Russian paramilitaries planning further operations in border area

The Freedom of Russia Legion, a paramilitary volunteer battalion, is planning more operations in the Russian border area, according to a spokesman.

‘There will be a further surprise in the next month or so,’ Maximillian Andronnikov, who goes by the name Caesar, told British Sunday newspaper The Observer in an interview. ‘It will be our third operation,’ he said.

After that, he said, there will be a fourth and a fifth. ‘We have ambitious plans. We want to free all our territory,’ the spokesman added.

The Freedom of Russia Legion consists of Russian nationalists who are currently fighting on the side of Ukraine.

In May and June, fighters from the legion together with the Russian Volunteer Corps were involved in attacks in the Russian border region of Belgorod near Ukraine.

According to Ukrainian intelligence, such operations are intended, among other things, to liberate the area from Russian President Valdimir Putin’s regime. The government in Kiev insists it has nothing to do with the attacks.

Andronnikov sees Putin as weakened after the short-lived uprising by mercenary leader Yevgeny Prigozhin’s Wagner group in late June.

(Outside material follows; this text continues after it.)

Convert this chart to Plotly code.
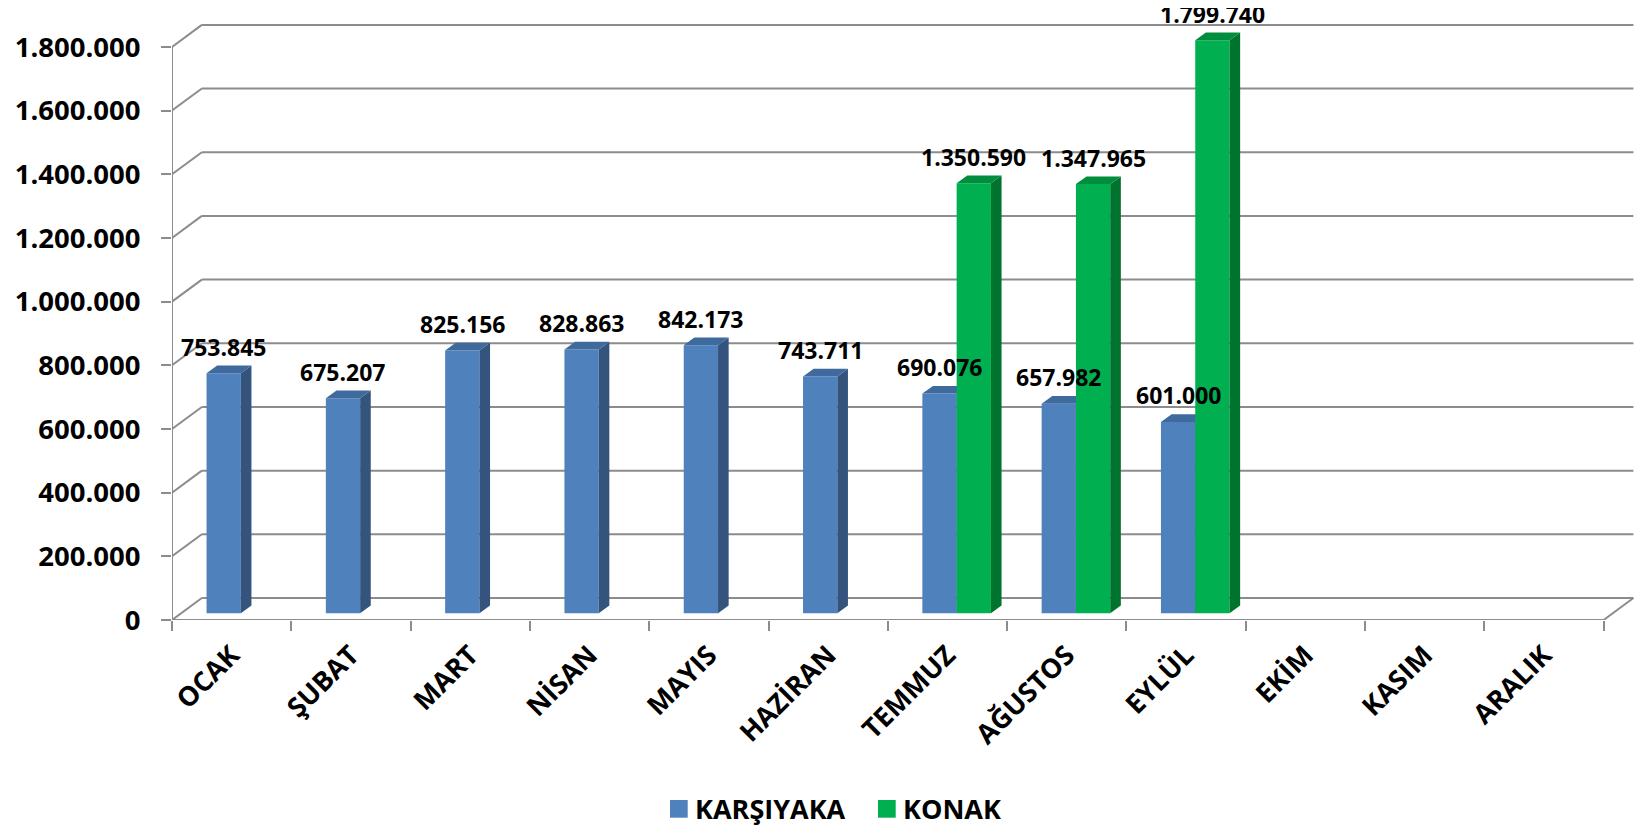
import plotly.graph_objects as go

# ---------------- data ----------------
months = ["OCAK", "ŞUBAT", "MART", "NİSAN", "MAYIS", "HAZİRAN",
          "TEMMUZ", "AĞUSTOS", "EYLÜL", "EKİM", "KASIM", "ARALIK"]
karsiyaka = [753845, 675207, 825156, 828863, 842173, 743711,
             690076, 657982, 601000, None, None, None]
konak = [None, None, None, None, None, None,
         1350590, 1347965, 1799740, None, None, None]
series_names = ["KARŞIYAKA", "KONAK"]
y_ticks = [0, 200000, 400000, 600000, 800000, 1000000,
           1200000, 1400000, 1600000, 1800000]

# ---------------- styling / geometry ----------------
FRONT = ["#4F81BD", "#00B050"]
SIDE = ["#34547E", "#00732F"]
TOP = ["#3F6A9E", "#008D3D"]
GRID = "#8C8C8C"
FONT = "Open Sans"

OFF = 8                      # default page body margin of the html page
FIG_W, FIG_H = 1644 - OFF, 826 - OFF
ML, MR, MT = 164, 0, 0
ZERO_Y = 620 - OFF           # pixel row of the value 0 (figure coords)
MB = FIG_H - ZERO_Y
PW = FIG_W - ML - MR
PH = FIG_H - MT - MB
PX_PER_VAL = 318.4e-6
PX_CAT = 119.3
X0 = -0.5
X1 = X0 + PW / PX_CAT
Y0 = 0
Y1 = PH / PX_PER_VAL

DX, DY = 0.25, 22 / PX_PER_VAL          # wall depth
FX, FY = 0.077, 6.7 / PX_PER_VAL        # bar front-face depth shift
BX, BY = 0.089, 7.7 / PX_PER_VAL        # bar depth
BW = 0.2875                              # bar width (category units)
LABEL_OFF = 26.6 / PX_PER_VAL
N = len(months)
XR = N - 0.5


def fmt(v):
    return f"{v:,}".replace(",", ".")


def px2paper(px, py):
    # screen pixel -> paper coordinates
    fx, fy = px - OFF, py - OFF
    return (fx - ML) / PW, (FIG_H - MB - fy) / PH


fig = go.Figure()

# ---------------- walls / grid ----------------
shapes = []
line = dict(color=GRID, width=2)
for v in y_ticks:
    shapes.append(dict(type="line", xref="x", yref="y", x0=X0, y0=v,
                       x1=X0 + DX, y1=v + DY, line=line, layer="below"))
    shapes.append(dict(type="line", xref="x", yref="y", x0=X0 + DX, y0=v + DY,
                       x1=XR + DX, y1=v + DY, line=line, layer="below"))
shapes.append(dict(type="line", xref="x", yref="y", x0=X0, y0=0, x1=X0,
                   y1=y_ticks[-1], line=line, layer="below"))
shapes.append(dict(type="line", xref="x", yref="y", x0=X0, y0=0, x1=XR,
                   y1=0, line=line, layer="below"))
shapes.append(dict(type="line", xref="x", yref="y", x0=XR, y0=0, x1=XR + DX,
                   y1=DY, line=line, layer="below"))

# ---------------- bars ----------------
annotations = []
z = 1
for s, vals in enumerate([karsiyaka, konak]):
    centers = [i + FX + (s - 0.5) * BW for i, v in enumerate(vals) if v is not None]
    vv = [v for v in vals if v is not None]
    fig.add_trace(go.Bar(x=centers, y=vv, base=[FY] * len(vv), width=BW,
                         marker=dict(color=FRONT[s], line=dict(width=0)),
                         name=series_names[s], showlegend=False,
                         hoverinfo="skip", zorder=z))
    z += 1
    sx, sy, tx, ty = [], [], [], []
    for c, v in zip(centers, vv):
        xl, xr = c - BW / 2, c + BW / 2
        top = v + FY
        sx += [xr, xr, xr + BX, xr + BX, xr, None]
        sy += [FY, top, top + BY, FY + BY, FY, None]
        tx += [xl, xr, xr + BX, xl + BX, xl, None]
        ty += [top, top, top + BY, top + BY, top, None]
    fig.add_trace(go.Scatter(x=sx, y=sy, mode="lines", fill="toself",
                             fillcolor=SIDE[s], line=dict(width=0, color=SIDE[s]),
                             showlegend=False, hoverinfo="skip", zorder=z))
    fig.add_trace(go.Scatter(x=tx, y=ty, mode="lines", fill="toself",
                             fillcolor=TOP[s], line=dict(width=0, color=TOP[s]),
                             showlegend=False, hoverinfo="skip", zorder=z))
    z += 1
    # data labels (annotations are never clipped by the plot area)
    for c, v in zip(centers, vv):
        annotations.append(dict(xref="x", yref="y", x=c, y=v + FY + LABEL_OFF,
                                xanchor="center", yanchor="middle",
                                showarrow=False, text=fmt(v), borderpad=0,
                                font=dict(family=FONT, size=23, color="black",
                                          weight="bold")))

# ---------------- legend (manual) ----------------
legend_items = [(670, 694), (878, 902)]
for s, (sq_x, tx_px) in enumerate(legend_items):
    a0, b0 = px2paper(sq_x, 817.7)
    a1, b1 = px2paper(sq_x + 17.7, 800)
    shapes.append(dict(type="rect", xref="paper", yref="paper", x0=a0, y0=b0,
                       x1=a1, y1=b1, fillcolor=FRONT[s], line=dict(width=0)))
    ax, ay = px2paper(tx_px, 808.5)
    annotations.append(dict(xref="paper", yref="paper", x=ax, y=ay,
                            xanchor="left", yanchor="middle", showarrow=False,
                            borderpad=0, text=series_names[s],
                            font=dict(family=FONT, size=27, color="black",
                                      weight="bold")))

fig.update_layout(
    width=FIG_W, height=FIG_H,
    margin=dict(l=ML, r=MR, t=MT, b=MB, pad=0, autoexpand=False),
    paper_bgcolor="white", plot_bgcolor="white",
    barmode="overlay", showlegend=False,
    shapes=shapes, annotations=annotations,
    xaxis=dict(range=[X0, X1], tickmode="array", tickvals=list(range(N)),
               ticktext=months, tickangle=-45, ticks="",
               showgrid=False, zeroline=False, showline=False, automargin=False,
               tickfont=dict(family=FONT, size=27, color="black", weight="bold"),
               ticklabelstandoff=13,
               minor=dict(tickmode="array",
                          tickvals=[i - 0.5 for i in range(N + 1)],
                          ticks="outside", ticklen=10, tickwidth=2,
                          tickcolor=GRID, showgrid=False)),
    yaxis=dict(range=[Y0, Y1], tickmode="array", tickvals=y_ticks,
               ticktext=[fmt(v) for v in y_ticks], ticks="outside",
               ticklen=10, tickwidth=2, tickcolor=GRID, automargin=False,
               showgrid=False, zeroline=False, showline=False,
               tickfont=dict(family=FONT, size=27.5, color="black", weight="bold"),
               ticklabelstandoff=15),
)

fig.write_html("out.html")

According to the Observer, he expects Putin’s government to collapse by the end of 2024. He says there is discontent in the Russian army because many soldiers who joined the military for financial reasons have not been paid: ‘There’s a huge problem with money.’

In Washington, the Institute for the Study of War (ISW) said that the Wagner group and Prigozhin remained a threat to Putin.

Allowing Prigozhin and 25,000 Wagner fighters apparent full freedom of movement in Russia ‘shows that Putin has either remarkable (and unwarranted) confidence in their renewed loyalty, desperation to lure as many as possible to his side, or an inability to take action against them,’ the ISW said.

It noted that the status of the deal between Putin and Prigozhin remained unclear and could be in flux.

Belarusian President Alexander Lukashenko’s statement last week that Wagner forces were not in Belarus contradicted earlier reports that Wagner fighters were being incorporated into the Russian military, standing down or moving to Belarus, it said.

The implications of the Wagner rebellion remained unclear, ‘but Ukraine has already benefited from the rebellion and may gain further benefits,’ the ISW said.

From London, the British Ministry of Defence (MoD) said that Russian state media ‘were almost certainly initially surprised by the mutiny and were not prepared.’

After Russian television maintained its usual schedule, state outlets had sought to correct claims that the security forces had been passive, it said.

London also noted that the Telegram channels used by the Wagner group ‘have largely gone silent, almost certainly due to state intervention.’

This contrasted with the way Putin was undertaking ‘unusually prominent public engagements, almost certainly aiming to project strength’ it said.